→ **Provided records**
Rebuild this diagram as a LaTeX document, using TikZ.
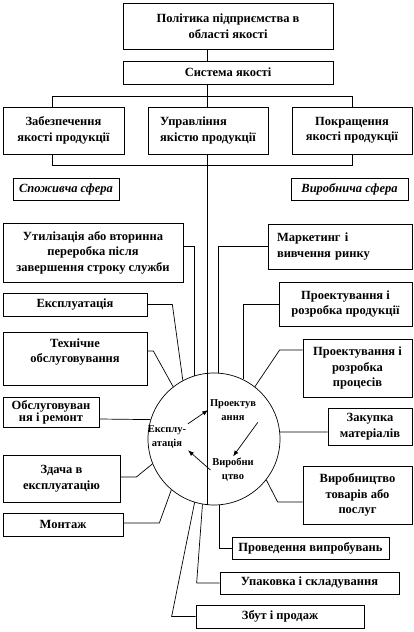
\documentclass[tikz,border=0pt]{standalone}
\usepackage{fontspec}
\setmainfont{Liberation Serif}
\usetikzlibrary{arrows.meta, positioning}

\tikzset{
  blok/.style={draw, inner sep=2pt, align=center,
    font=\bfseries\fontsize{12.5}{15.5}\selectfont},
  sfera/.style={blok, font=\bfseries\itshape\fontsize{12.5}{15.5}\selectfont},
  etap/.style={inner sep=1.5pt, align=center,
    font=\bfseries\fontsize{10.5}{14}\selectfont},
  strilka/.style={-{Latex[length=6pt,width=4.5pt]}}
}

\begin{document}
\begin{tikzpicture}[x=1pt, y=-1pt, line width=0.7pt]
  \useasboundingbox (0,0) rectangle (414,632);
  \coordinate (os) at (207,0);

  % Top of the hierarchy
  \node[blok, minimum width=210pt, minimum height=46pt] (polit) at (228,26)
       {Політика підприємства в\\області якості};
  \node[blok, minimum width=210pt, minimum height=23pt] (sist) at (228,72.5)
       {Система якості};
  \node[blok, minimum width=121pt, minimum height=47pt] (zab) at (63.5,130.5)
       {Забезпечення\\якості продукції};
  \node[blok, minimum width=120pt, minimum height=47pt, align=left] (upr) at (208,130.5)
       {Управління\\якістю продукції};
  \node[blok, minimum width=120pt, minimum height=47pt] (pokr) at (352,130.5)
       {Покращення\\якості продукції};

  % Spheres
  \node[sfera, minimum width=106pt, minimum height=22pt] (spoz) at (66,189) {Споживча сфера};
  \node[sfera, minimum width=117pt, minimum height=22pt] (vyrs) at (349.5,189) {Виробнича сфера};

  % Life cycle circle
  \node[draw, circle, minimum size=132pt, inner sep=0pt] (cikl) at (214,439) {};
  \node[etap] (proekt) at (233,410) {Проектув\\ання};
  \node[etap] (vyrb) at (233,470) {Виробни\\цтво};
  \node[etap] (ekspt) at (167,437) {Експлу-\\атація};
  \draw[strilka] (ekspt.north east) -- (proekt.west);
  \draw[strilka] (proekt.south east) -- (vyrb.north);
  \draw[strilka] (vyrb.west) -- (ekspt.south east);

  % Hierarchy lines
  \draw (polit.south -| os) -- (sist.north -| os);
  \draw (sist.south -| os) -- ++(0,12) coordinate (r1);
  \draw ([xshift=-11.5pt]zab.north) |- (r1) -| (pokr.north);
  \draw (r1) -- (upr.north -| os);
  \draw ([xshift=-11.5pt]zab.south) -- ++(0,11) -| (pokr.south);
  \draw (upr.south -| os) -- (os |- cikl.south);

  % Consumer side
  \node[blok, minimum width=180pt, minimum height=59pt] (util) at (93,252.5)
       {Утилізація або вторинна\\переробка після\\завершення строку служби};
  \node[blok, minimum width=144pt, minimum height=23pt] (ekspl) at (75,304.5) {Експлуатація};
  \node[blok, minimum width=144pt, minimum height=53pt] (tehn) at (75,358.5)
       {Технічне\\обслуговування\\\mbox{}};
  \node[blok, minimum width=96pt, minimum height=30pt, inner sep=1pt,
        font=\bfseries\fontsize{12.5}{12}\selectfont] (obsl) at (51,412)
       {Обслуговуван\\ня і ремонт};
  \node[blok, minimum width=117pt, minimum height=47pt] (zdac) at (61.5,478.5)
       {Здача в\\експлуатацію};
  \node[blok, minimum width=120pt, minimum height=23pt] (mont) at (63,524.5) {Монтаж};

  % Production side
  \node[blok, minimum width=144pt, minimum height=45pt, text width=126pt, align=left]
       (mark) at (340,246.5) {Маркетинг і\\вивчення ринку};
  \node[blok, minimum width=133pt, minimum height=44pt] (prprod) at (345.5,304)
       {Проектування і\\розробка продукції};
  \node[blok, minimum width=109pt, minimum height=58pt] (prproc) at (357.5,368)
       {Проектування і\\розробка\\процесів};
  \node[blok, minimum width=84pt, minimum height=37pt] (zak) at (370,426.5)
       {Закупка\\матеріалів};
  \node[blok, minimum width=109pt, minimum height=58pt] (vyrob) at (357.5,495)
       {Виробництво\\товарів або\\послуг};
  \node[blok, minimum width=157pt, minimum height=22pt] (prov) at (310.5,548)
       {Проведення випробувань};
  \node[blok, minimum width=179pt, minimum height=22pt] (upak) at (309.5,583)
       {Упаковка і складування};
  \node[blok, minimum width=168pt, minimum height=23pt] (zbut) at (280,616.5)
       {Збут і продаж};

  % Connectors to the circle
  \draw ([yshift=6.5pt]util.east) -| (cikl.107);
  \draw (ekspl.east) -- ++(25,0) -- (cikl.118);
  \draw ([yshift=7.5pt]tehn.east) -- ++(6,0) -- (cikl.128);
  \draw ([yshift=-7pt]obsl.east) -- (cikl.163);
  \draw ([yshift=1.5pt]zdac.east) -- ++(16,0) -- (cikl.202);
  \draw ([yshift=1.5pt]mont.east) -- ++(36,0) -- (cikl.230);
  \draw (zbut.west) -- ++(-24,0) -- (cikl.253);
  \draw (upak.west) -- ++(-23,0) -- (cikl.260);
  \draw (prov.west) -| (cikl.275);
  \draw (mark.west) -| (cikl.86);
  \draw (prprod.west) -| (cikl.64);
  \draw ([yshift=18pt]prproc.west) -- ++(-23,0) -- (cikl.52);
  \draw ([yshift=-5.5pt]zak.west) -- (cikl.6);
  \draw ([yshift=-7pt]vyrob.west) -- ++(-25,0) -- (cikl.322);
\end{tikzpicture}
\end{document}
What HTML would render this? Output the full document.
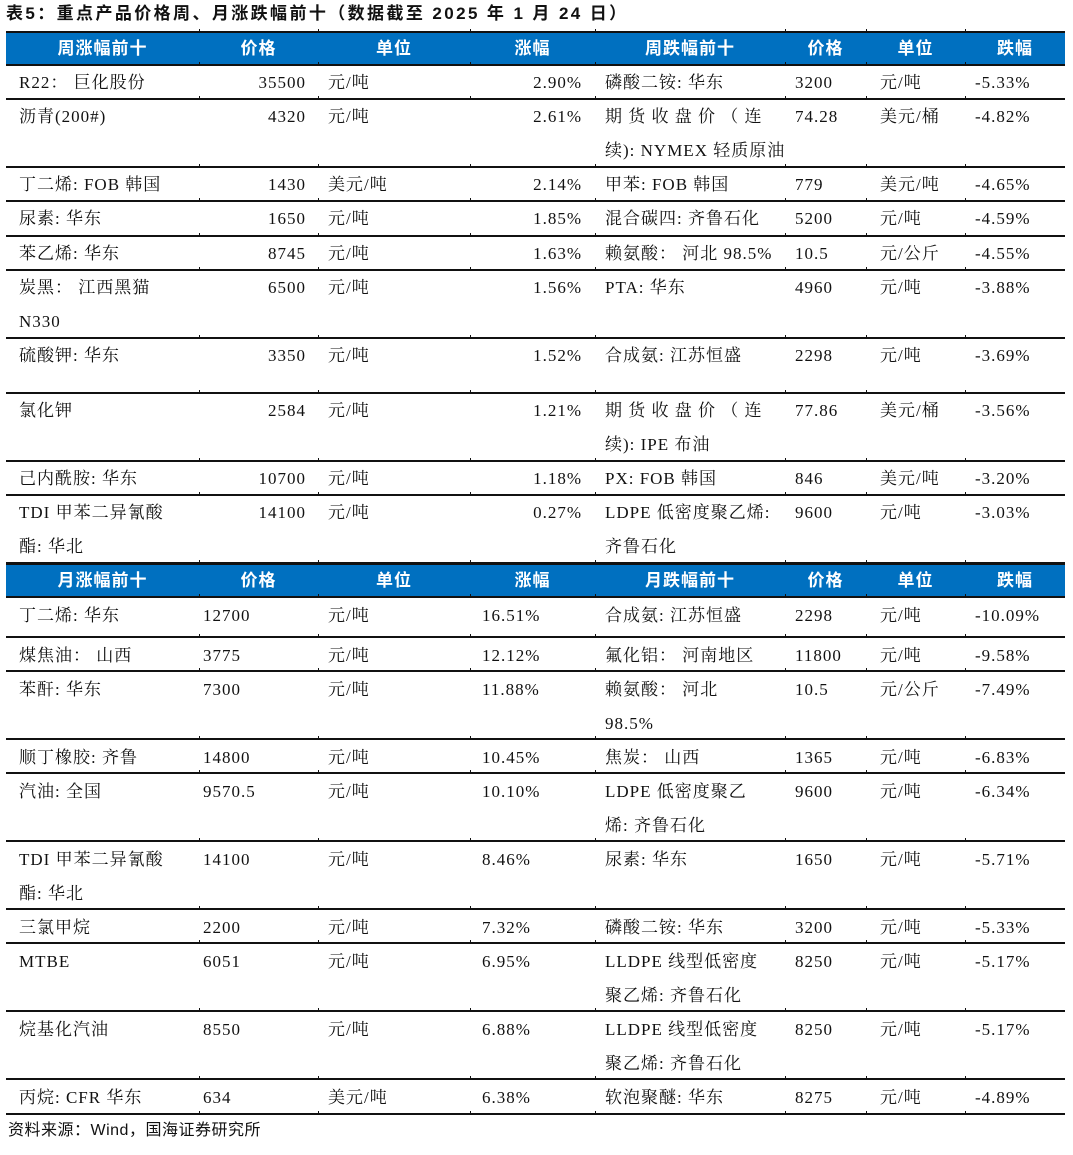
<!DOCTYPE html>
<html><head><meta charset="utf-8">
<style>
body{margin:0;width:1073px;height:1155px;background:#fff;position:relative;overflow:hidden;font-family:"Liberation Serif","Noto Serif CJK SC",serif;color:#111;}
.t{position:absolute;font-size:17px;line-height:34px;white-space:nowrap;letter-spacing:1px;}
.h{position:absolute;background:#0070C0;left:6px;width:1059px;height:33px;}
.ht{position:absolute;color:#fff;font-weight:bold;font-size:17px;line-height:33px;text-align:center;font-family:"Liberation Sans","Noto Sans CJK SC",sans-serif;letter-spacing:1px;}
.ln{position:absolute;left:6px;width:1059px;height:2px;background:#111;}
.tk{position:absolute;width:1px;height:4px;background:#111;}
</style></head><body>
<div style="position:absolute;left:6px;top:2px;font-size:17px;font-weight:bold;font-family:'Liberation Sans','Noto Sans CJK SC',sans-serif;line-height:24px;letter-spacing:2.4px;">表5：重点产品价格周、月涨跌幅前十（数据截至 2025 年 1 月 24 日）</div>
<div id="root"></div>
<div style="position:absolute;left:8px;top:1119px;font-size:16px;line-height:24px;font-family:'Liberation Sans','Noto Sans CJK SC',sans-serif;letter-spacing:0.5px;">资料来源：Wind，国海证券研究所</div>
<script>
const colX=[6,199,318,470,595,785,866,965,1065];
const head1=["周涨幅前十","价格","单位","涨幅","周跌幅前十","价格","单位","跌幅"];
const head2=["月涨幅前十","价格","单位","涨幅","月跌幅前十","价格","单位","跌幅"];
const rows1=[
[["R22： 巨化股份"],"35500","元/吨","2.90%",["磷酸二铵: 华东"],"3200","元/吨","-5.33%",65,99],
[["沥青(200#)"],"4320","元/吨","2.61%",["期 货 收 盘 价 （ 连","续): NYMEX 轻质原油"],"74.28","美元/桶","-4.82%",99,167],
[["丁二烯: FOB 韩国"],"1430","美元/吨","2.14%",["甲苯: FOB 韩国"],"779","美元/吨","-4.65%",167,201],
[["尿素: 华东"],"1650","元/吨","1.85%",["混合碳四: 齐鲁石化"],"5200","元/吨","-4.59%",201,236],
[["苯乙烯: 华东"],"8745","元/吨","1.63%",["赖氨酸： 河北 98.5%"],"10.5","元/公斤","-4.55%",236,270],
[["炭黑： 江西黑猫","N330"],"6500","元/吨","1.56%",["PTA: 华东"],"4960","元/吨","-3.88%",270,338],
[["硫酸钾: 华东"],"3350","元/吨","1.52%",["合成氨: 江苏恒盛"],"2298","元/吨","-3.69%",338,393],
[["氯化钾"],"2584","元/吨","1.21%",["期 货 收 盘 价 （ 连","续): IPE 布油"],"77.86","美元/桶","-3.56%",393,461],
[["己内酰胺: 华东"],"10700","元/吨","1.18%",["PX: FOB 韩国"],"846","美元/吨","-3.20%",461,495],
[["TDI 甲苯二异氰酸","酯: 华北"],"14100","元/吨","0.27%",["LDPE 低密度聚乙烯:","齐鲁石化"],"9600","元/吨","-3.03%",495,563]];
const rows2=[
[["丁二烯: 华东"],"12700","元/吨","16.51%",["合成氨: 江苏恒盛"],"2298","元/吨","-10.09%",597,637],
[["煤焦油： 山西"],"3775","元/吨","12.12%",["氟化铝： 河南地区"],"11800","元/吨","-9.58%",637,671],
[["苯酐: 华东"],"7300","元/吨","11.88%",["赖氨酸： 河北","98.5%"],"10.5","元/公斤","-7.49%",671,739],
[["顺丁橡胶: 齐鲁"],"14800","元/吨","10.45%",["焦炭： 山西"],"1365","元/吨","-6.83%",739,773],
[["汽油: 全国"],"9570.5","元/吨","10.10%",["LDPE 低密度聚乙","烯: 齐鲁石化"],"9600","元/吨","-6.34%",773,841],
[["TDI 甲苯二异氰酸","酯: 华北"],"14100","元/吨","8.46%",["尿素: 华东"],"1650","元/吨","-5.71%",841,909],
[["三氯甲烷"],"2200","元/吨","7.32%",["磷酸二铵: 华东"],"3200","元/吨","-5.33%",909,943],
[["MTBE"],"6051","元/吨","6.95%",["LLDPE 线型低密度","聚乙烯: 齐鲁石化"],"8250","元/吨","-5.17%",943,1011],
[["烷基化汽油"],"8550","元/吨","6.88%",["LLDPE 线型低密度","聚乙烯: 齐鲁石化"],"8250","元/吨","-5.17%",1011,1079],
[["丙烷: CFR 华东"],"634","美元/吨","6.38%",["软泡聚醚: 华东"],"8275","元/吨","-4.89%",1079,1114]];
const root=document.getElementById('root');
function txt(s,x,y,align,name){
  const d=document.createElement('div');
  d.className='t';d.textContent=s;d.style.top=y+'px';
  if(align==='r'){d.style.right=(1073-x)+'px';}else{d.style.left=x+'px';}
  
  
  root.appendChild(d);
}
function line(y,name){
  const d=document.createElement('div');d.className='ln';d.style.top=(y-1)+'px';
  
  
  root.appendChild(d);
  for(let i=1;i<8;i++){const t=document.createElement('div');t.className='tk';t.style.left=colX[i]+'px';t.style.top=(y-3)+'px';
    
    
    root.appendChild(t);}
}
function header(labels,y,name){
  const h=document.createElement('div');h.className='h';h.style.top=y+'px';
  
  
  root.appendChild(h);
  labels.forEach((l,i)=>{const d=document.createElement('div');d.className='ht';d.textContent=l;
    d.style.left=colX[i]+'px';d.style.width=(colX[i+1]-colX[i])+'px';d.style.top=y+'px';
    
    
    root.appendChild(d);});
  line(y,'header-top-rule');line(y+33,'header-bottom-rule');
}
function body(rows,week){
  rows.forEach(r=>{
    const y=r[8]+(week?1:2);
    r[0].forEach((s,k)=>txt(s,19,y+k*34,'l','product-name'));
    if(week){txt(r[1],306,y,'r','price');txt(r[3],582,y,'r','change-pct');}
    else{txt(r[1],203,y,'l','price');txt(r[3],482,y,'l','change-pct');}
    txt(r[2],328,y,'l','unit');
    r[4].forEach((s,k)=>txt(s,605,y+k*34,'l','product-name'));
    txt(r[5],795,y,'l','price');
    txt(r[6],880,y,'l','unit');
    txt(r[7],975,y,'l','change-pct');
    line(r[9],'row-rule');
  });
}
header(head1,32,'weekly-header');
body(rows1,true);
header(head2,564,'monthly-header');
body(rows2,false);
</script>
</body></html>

→ **Exercise description**
Copy each line of the records above that carries the word "this".

→ **Problem solution**
Rebuild this diagram as a LaTeX document, using TikZ.
What HTML would render this? Output the full document.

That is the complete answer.